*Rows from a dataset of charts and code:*
##########

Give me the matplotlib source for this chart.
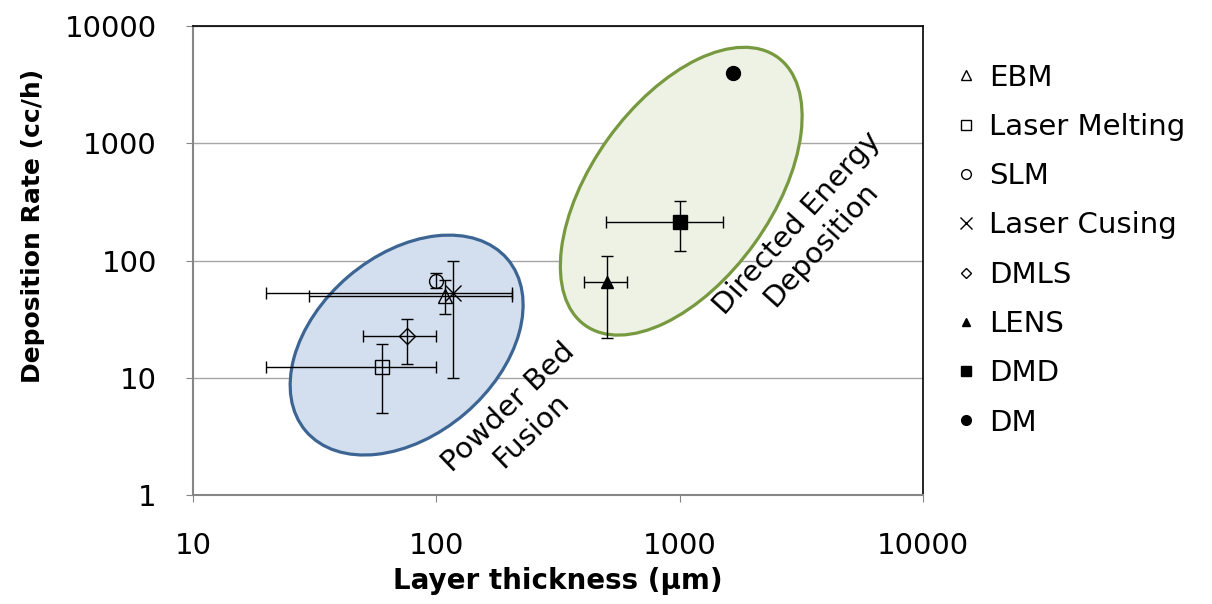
import numpy as np
import matplotlib.pyplot as plt
from matplotlib.patches import Ellipse
from matplotlib.transforms import ScaledTranslation
from matplotlib.lines import Line2D

plt.rcParams['font.family'] = ['DejaVu Sans']

# process data (layer thickness in um, deposition rate in cc/h)
names = ['EBM', 'Laser Melting', 'SLM', 'Laser Cusing', 'DMLS', 'LENS', 'DMD', 'DM']
x = [109, 60, 100, 117, 76, 505, 1000, 1650]
y = [50, 12.3, 67, 53, 22.5, 66, 215, 4000]
x_low = [30, 20, 100, 20, 50, 405, 500, 1650]
x_high = [205, 100, 100, 205, 100, 610, 1500, 1650]
y_low = [35, 5, 58, 10, 13, 22, 120, 4000]
y_high = [68, 19.5, 78, 100, 32, 110, 320, 4000]
markers = ['^', 's', 'o', 'x', 'D', '^', 's', 'o']
filled = [False, False, False, False, False, True, True, True]
msizes = [10, 10, 10, 12, 8, 9, 10, 10]

# group regions: centre (data), size in pixels, angle
groups = ['Powder Bed\nFusion', 'Directed Energy\nDeposition']
group_center = [(75.5, 19.0), (1015, 390)]
group_size = [(265, 180), (330, 180)]
group_angle = [40.5, 54.3]
group_face = ['#d3dfee', '#eef2e5']
group_edge = ['#3d6594', '#77993f']
label_pos = [(221, 4.45), (3400, 168)]
label_rot = [44, 48]

fig = plt.figure(figsize=(12.12, 6.04), dpi=100)
ax = fig.add_axes([193 / 1212, 1 - 495 / 604, 730 / 1212, 469 / 604])
ax.set_xscale('log')
ax.set_yscale('log')
ax.set_xlim(10, 10000)
ax.set_ylim(1, 10000)

for i in range(len(groups)):
    tr = fig.dpi_scale_trans + ScaledTranslation(*group_center[i], ax.transData)
    e = Ellipse((0, 0), group_size[i][0] / 100, group_size[i][1] / 100, angle=group_angle[i],
                transform=tr, facecolor=group_face[i], edgecolor=group_edge[i], lw=2.3, zorder=1)
    ax.add_patch(e)
    ax.text(*label_pos[i], groups[i], rotation=label_rot[i], ha='center', va='center',
            fontsize=21, rotation_mode='anchor', linespacing=1.2, zorder=3)

handles = []
for i in range(len(names)):
    xe = None
    ye = None
    if x_high[i] != x_low[i]:
        xe = [[x[i] - x_low[i]], [x_high[i] - x[i]]]
    if y_high[i] != y_low[i]:
        ye = [[y[i] - y_low[i]], [y_high[i] - y[i]]]
    face = 'black' if filled[i] else 'none'
    ax.errorbar([x[i]], [y[i]], xerr=xe, yerr=ye, fmt='none', ecolor='black',
                elinewidth=1, capsize=4, capthick=1, zorder=4)
    ax.plot([x[i]], [y[i]], linestyle='none', marker=markers[i], markersize=msizes[i],
            markerfacecolor=face, markeredgecolor='black', markeredgewidth=1, zorder=5)
    handles.append(Line2D([], [], linestyle='none', marker=markers[i],
                          markersize=msizes[i] * 0.7, markerfacecolor=face,
                          markeredgecolor='black', markeredgewidth=1, label=names[i]))

ax.grid(True, axis='y', which='major', color='#a6a6a6', lw=1)
ax.set_axisbelow(True)
ax.minorticks_off()
ax.set_xticks([10, 100, 1000, 10000])
ax.set_xticklabels(['10', '100', '1000', '10000'])
ax.set_yticks([1, 10, 100, 1000, 10000])
ax.set_yticklabels(['1', '10', '100', '1000', '10000'])
ax.tick_params(axis='x', direction='out', length=5, color='#868686', pad=22, labelsize=21)
ax.tick_params(axis='y', direction='out', length=5, color='#868686', pad=21, labelsize=21)
for s in ['left', 'bottom']:
    ax.spines[s].set_color('#868686')
    ax.spines[s].set_linewidth(1.5)
for s in ['top', 'right']:
    ax.spines[s].set_color('black')
    ax.spines[s].set_linewidth(1.2)

ax.set_xlabel('Layer thickness (µm)', fontsize=20, fontweight='bold', labelpad=5)
ax.set_ylabel('Deposition Rate (cc/h)', fontsize=18, fontweight='bold')
ax.yaxis.set_label_coords(-0.203, 0.574)

fig.legend(handles=handles, loc='upper left', bbox_to_anchor=(937 / 1212, 1 - 49 / 604),
           frameon=False, fontsize=21, labelspacing=0.73, handletextpad=0.3,
           handlelength=1.0, borderpad=0)

fig.savefig('out.png', dpi=100)
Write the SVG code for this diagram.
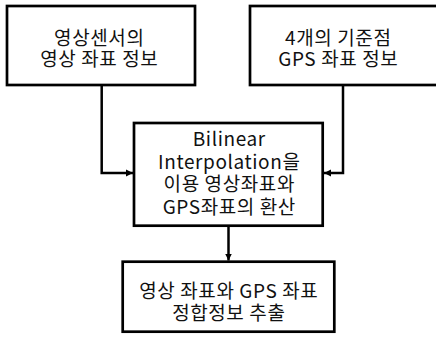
<svg xmlns="http://www.w3.org/2000/svg" width="436" height="343" viewBox="0 0 436 343">
<style>
.box{fill:#fff;stroke:#000;stroke-width:2.7}
.t{font-family:"Malgun Gothic","Noto Sans CJK KR",sans-serif;font-size:19px;letter-spacing:0.6px;fill:#111;text-anchor:middle}
.c{fill:none;stroke:#000;stroke-width:2.5}
</style>
<defs>
<marker id="ah" markerUnits="userSpaceOnUse" markerWidth="8" markerHeight="8" refX="7" refY="4" orient="auto">
<path d="M0,0.5 L7,4 L0,7.5 Z" fill="#000"/>
</marker>
</defs>
<rect width="436" height="343" fill="#fff"/>
<g id="connectors">
<polyline class="c" points="101.7,85 101.7,173 133,173" marker-end="url(#ah)"/>
<polyline class="c" points="343,85 343,173 324,173" marker-end="url(#ah)"/>
<line class="c" x1="228.5" y1="226" x2="228.5" y2="260.5" marker-end="url(#ah)"/>
</g>
<g id="n1">
<rect class="box" x="7" y="6" width="188" height="79"/>
<text class="t" x="99.3" y="45">영상센서의</text>
<text class="t" x="99.3" y="66">영상 좌표 정보</text>
</g>
<g id="n2">
<rect class="box" x="250" y="6" width="200" height="79"/>
<text class="t" x="338.3" y="45">4개의 기준점</text>
<text class="t" x="338.3" y="66">GPS 좌표 정보</text>
</g>
<g id="n3">
<rect class="box" x="134" y="123" width="188.7" height="102.7"/>
<text class="t" x="229.3" y="146">Bilinear</text>
<text class="t" x="229.3" y="168.5">Interpolation을</text>
<text class="t" x="229.3" y="191">이용 영상좌표와</text>
<text class="t" x="229.3" y="214">GPS좌표의 환산</text>
</g>
<g id="n4">
<rect class="box" x="122.7" y="261.7" width="211.6" height="70"/>
<text class="t" x="228.8" y="298">영상 좌표와 GPS 좌표</text>
<text class="t" x="228.8" y="320">정합정보 추출</text>
</g>
</svg>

##########

*Your objective:* Give back exactly the lines from the first line of the data through the line with "plt.rcParams['font.family'] = ['DejaVu Sans']", pictures excluded.

*Correct output:*
Give me the matplotlib source for this chart.
import numpy as np
import matplotlib.pyplot as plt
from matplotlib.patches import Ellipse
from matplotlib.transforms import ScaledTranslation
from matplotlib.lines import Line2D

plt.rcParams['font.family'] = ['DejaVu Sans']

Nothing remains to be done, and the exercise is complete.